Source records.
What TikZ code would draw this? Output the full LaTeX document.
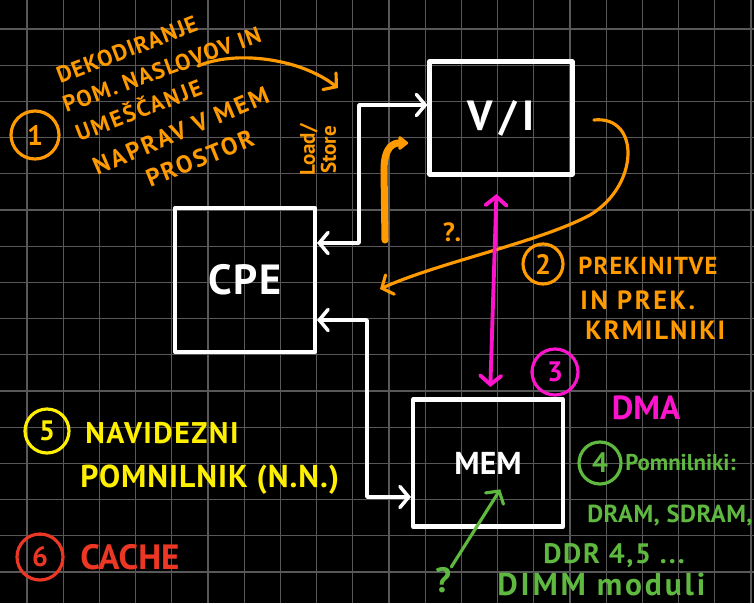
\documentclass[tikz,border=0pt]{standalone}
\usepackage{fontspec}
\setmainfont{PT Sans}
\usetikzlibrary{arrows.meta, positioning, calc}
\definecolor{myorange}{RGB}{255,155,0}
\definecolor{mymagenta}{RGB}{255,20,205}
\definecolor{myyellow}{RGB}{255,240,0}
\definecolor{myred}{RGB}{235,55,35}
\definecolor{mygreen}{RGB}{95,185,65}
\definecolor{mygrid}{RGB}{88,88,88}
\newcommand{\pxu}{0.02cm}
\newcommand{\fsz}[1]{\fontsize{#1}{#1}\selectfont}
\newcommand{\lsp}[1]{\addfontfeatures{LetterSpace=#1}}
\tikzset{
  box/.style={rectangle, draw=white, line width=2.3pt, text=white,
    font=\fsz{24}\bfseries, line join=round},
  note/.style={inner sep=0pt, font=\bfseries},
  numc/.style={circle, line width=1.8pt, inner sep=0pt, font=\fsz{16}\bfseries},
  barb/.tip={Straight Barb[length=5pt, width=12pt, line cap=round]},
  wline/.style={draw=white, line width=2pt, line cap=round, line join=round, barb-barb},
  oline/.style={draw=myorange, line width=1.8pt, line cap=round, -barb},
  othick/.style={draw=myorange, line width=4pt, line cap=round,
    -{Triangle[round, length=6pt, width=9pt]}},
  mline/.style={draw=mymagenta, line width=2.2pt, line cap=round, barb-barb},
  gline/.style={draw=mygreen, line width=1.8pt, line cap=round, -barb},
  gridline/.style={draw=mygrid, line width=0.6pt}
}

\begin{document}
\begin{tikzpicture}[x=\pxu, y=-\pxu]
  % board
  \fill[black] (0,0) rectangle (754,603);
  \useasboundingbox (0,0) rectangle (754,603);
  \foreach \i in {0,...,20}
    \draw[gridline] ({27+36.2*\i},0) -- ({27+36.2*\i},603);
  \foreach \j in {0,...,15}
    \draw[gridline] (0,{29+36.2*\j}) -- (754,{29+36.2*\j});

  % Units
  \node[box, minimum width=140*\pxu, minimum height=144*\pxu, font=\fsz{24}\bfseries\lsp{5}] (cpe) at (245,280) {CPE};
  \node[box, minimum width=143*\pxu, minimum height=113*\pxu, font=\fsz{24}\bfseries\lsp{15}] (vi) at (501,118) {V/I};
  \node[box, minimum width=150*\pxu, minimum height=127*\pxu, font=\fsz{18}\bfseries] (mem) at (488,463) {MEM};

  % Buses
  \draw[wline] (cpe.east |- 0,243) -- ++(42,0) |- (vi.west |- 0,105);
  \draw[wline] (cpe.east |- 0,320) -- ++(50,0) |- (mem.west |- 0,497);
  \node[note, text=myorange, font=\fsz{12}\bfseries, rotate=90, align=center] (ls) at (318,150) {Load/\\Store};

  % 1: address decoding
  \node[numc, draw=myorange, text=myorange, minimum size=48*\pxu] (c1) at (35,135) {1};
  \node[note, text=myorange, font=\fsz{13}\bfseries\lsp{5}, rotate=21, anchor=base west] (n1a) at (60,84) {DEKODIRANJE};
  \node[note, text=myorange, font=\fsz{13}\bfseries\lsp{6}, rotate=20, anchor=base west] (n1b) at (66,113) {POM. NASLOVOV IN};
  \node[note, text=myorange, font=\fsz{13}\bfseries\lsp{9}, rotate=21, anchor=base west] (n1c) at (79,142) {UMEŠČANJE};
  \node[note, text=myorange, font=\fsz{14}\bfseries\lsp{10}, rotate=23, anchor=base west] (n1d) at (97,176) {NAPRAV V MEM};
  \node[note, text=myorange, font=\fsz{14}\bfseries\lsp{8}, rotate=22, anchor=base west] (n1e) at (150,188) {PROSTOR};
  \coordinate (n1) at (198,66);
  \coordinate (n1end) at (338,88);
  \draw[oline] (n1) .. controls (235,50) and (300,58) .. (n1end);

  % 2: interrupts
  \draw[othick, shorten >=11pt] (385,240) -- (384,170) .. controls (384,145) and (395,143) .. (vi.west |- 0,143);
  \node[note, text=myorange, font=\fsz{15}\bfseries] (q1) at (452,232) {?.};
  \coordinate (irq) at (380,289);
  \draw[oline] ([xshift=11pt]vi.east |- 0,120) .. controls (640,115) and (640,185) .. (590,215)
    .. controls (540,242) and (440,262) .. (irq);
  \node[numc, draw=myorange, text=myorange, minimum size=40*\pxu] (c2) at (543,264) {2};
  \node[note, text=myorange, font=\fsz{14}\bfseries\lsp{5}, anchor=west] (n2a) at (578,266) {PREKINITVE};
  \node[note, text=myorange, font=\fsz{15}\bfseries\lsp{10}, anchor=west] (n2b) at (580,300) {IN PREK.};
  \node[note, text=myorange, font=\fsz{15}\bfseries\lsp{8}, anchor=west] (n2c) at (585,330) {KRMILNIKI};

  % 3: DMA
  \draw[mline, shorten <=6pt, shorten >=10pt] (mem.north -| 490,0) -- (vi.south -| 497,0);
  \node[numc, draw=mymagenta, text=mymagenta, minimum size=46*\pxu] (c3) at (555,372) {3};
  \node[note, text=mymagenta, font=\fsz{19}\bfseries] (dma) at (646,408) {DMA};

  % 4: memories
  \node[numc, draw=mygreen, text=mygreen, minimum size=42*\pxu] (c4) at (600,463) {4};
  \node[note, text=mygreen, font=\fsz{13}\bfseries, anchor=west] (n4a) at (625,463) {Pomnilniki:};
  \node[note, text=mygreen, font=\fsz{14}\bfseries\lsp{2}, anchor=west] (n4b) at (587,516) {DRAM, SDRAM,};
  \node[note, text=mygreen, font=\fsz{16}\bfseries\lsp{6}, anchor=west] (n4c) at (543,556) {DDR 4,5 ...};
  \node[note, text=mygreen, font=\fsz{18}\bfseries\lsp{9}, anchor=base west] (n4d) at (497,595) {DIMM moduli};
  \node[note, text=mygreen, font=\fsz{20}\bfseries] (q2) at (443,580) {?};
  \draw[gline] (q2.north east) -- ([xshift=7pt, yshift=-15pt]mem.center);

  % 5: virtual memory
  \node[numc, draw=myyellow, text=myyellow, minimum size=44*\pxu] (c5) at (47,431) {5};
  \node[note, text=myyellow, font=\fsz{17}\bfseries\lsp{5}, anchor=west] (n5a) at (85,433) {NAVIDEZNI};
  \node[note, text=myyellow, font=\fsz{18}\bfseries\lsp{3}, anchor=west] (n5b) at (80,480) {POMNILNIK (N.N.)};

  % 6: cache
  \node[numc, draw=myred, text=myred, minimum size=46*\pxu] (c6) at (40,557) {6};
  \node[note, text=myred, font=\fsz{20}\bfseries, anchor=west] (n6) at (80,557) {CACHE};
\end{tikzpicture}
\end{document}
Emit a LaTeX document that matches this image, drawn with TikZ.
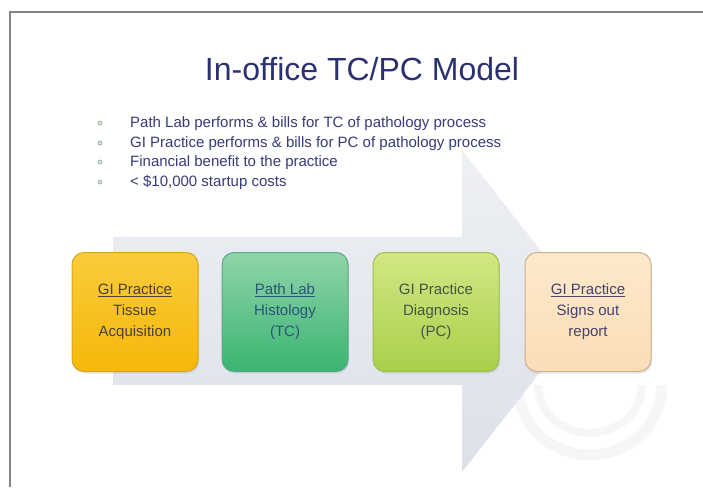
\documentclass[tikz,border=0pt]{standalone}
\usepackage{fontspec}
\setmainfont{Liberation Sans}
\usetikzlibrary{positioning,shadows}

\definecolor{framegray}{HTML}{858585}
\definecolor{titleblue}{HTML}{2B3170}
\definecolor{listblue}{HTML}{363B78}
\definecolor{dotgreen}{HTML}{9EB9A6}
\definecolor{arrowtop}{HTML}{EEF0F4}
\definecolor{arrowbot}{HTML}{DCE0E9}
\definecolor{markgray}{HTML}{F6F6F8}
\definecolor{goldtop}{HTML}{FACB3A}
\definecolor{goldbot}{HTML}{F5B80A}
\definecolor{goldline}{HTML}{D6A422}
\definecolor{goldtext}{HTML}{4A4034}
\definecolor{greentop}{HTML}{90D4AA}
\definecolor{greenbot}{HTML}{3AB472}
\definecolor{greenline}{HTML}{5AA888}
\definecolor{greentext}{HTML}{2A5478}
\definecolor{limetop}{HTML}{D2E784}
\definecolor{limebot}{HTML}{A8D04A}
\definecolor{limeline}{HTML}{9CBE50}
\definecolor{limetext}{HTML}{445446}
\definecolor{peachtop}{HTML}{FDE9CC}
\definecolor{peachbot}{HTML}{FADDB5}
\definecolor{peachline}{HTML}{CDB08E}
\definecolor{peachtext}{HTML}{43416F}

\tikzset{
  stepbox/.style={rounded corners=12pt, minimum width=126pt, minimum height=119pt,
    align=center, line width=1pt, font=\fontsize{15}{21}\selectfont,
    drop shadow={opacity=0.18, shadow xshift=1pt, shadow yshift=-2pt}},
  listitem/.style={anchor=base west, text=listblue, inner sep=0pt,
    font=\fontsize{15}{18}\selectfont},
  listdot/.style={circle, draw=dotgreen, fill=dotgreen!40, inner sep=0pt,
    minimum size=4pt, line width=0.8pt}
}

\begin{document}
\begin{tikzpicture}[x=1pt, y=-1pt]
\useasboundingbox (0,0) rectangle (703,487);

% frame
\draw[framegray, line width=2pt] (10,487) -- (10,12) -- (703,12);

% faint mark behind the last step
\begin{scope}
\clip (470,340) rectangle (680,463);
\draw[markgray, line width=11pt] (662,385) arc (0:180:72 and 70);
\draw[markgray, line width=8pt] (642,385) arc (0:180:52 and 48);
\end{scope}

% big arrow
\def\ytop{237}
\def\ybot{385}
\def\xneck{462}
\shade[top color=arrowtop, bottom color=arrowbot]
  (113,\ytop) -- (\xneck,\ytop) -- (\xneck,150) -- (588,311)
  -- (\xneck,472) -- (\xneck,\ybot) -- (113,\ybot) -- cycle;

% title
\node[anchor=base, text=titleblue, font=\fontsize{32}{36}\selectfont] (title)
  at (362,80) {In-office TC/PC Model};

% list
\def\xdot{100}
\def\xtext{130}
\node[listdot] (d1) at (\xdot,123) {};
\node[listitem] (l1) at (\xtext,127) {Path Lab performs \& bills for TC of pathology process};
\node[listdot] (d2) at (\xdot,143) {};
\node[listitem] (l2) at (\xtext,147) {GI Practice performs \& bills for PC of pathology process};
\node[listdot] (d3) at (\xdot,162) {};
\node[listitem] (l3) at (\xtext,166) {Financial benefit to the practice};
\node[listdot] (d4) at (\xdot,182) {};
\node[listitem] (l4) at (\xtext,186) {< \$10,000 startup costs};

% steps
\def\ystep{312}
\node[stepbox, top color=goldtop, bottom color=goldbot, draw=goldline,
  text=goldtext] (tissue) at (135,\ystep)
  {\underline{GI Practice}\\Tissue\\Acquisition};
\node[stepbox, top color=greentop, bottom color=greenbot, draw=greenline,
  text=greentext] (histo) at (285,\ystep)
  {\underline{Path Lab}\\Histology\\(TC)};
\node[stepbox, top color=limetop, bottom color=limebot, draw=limeline,
  text=limetext] (diag) at (436,\ystep)
  {GI Practice\\Diagnosis\\(PC)};
\node[stepbox, top color=peachtop, bottom color=peachbot, draw=peachline,
  text=peachtext] (report) at (588,\ystep)
  {\underline{GI Practice}\\Signs out\\report};
\end{tikzpicture}
\end{document}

Exercise. How many of the lines in the listing above hold the word "this"? Report only that figure.

Full solution. 2